Whatever the case, the point is that a decision
or action is often on the cards when investors
turn to IR websites. Furthermore, the experience
investors have on an IR website will influence
their behavior and their opinions of the company.
A site which facilitates the retail investor's
need to vote online will make a positive impression,
and a site which reconfirms for the portfolio
manager why the company's stock is a good investment
might prompt him to consider unloading another
holding instead.
But what if the online voting interface is confusing,
or the site fails to prominently highlight the
company's growth prospects? What happens then?
The reality is that such scenarios play out on
IR websites every day and most companies
have no clear strategies for dealing with them.

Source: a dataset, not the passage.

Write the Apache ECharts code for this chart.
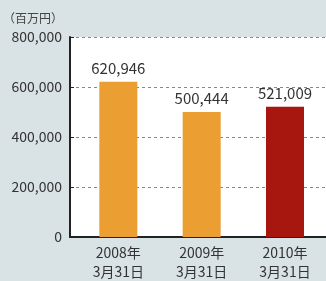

Too much is being left to chance.
IR departments should not underestimate the importance
of the Web to their relationships with investors.
In a March 2003 report, Rivel Research stated
that 44% of U.S. portfolio managers said they
had bought stock as a result of information they
obtained on corporate websites. Furthermore,
48% of U.S. portfolio managers, 43% of European
portfolio managers and 43% of Canadian portfolio
managers stated that company websites had a "substantial
impact" on their attitudes toward a company
and its stock.
Companies cannot afford to take such figures
lightly. IR departments that do not master, monitor
and manage their online communication channels
are compromising their companies' valuation potential.
They must make sure their IR websites emphasize
the right types of information, are designed from
the perspective of investors, and that the combined
experience that investors have on the site supports
or strengthens the company's credibility.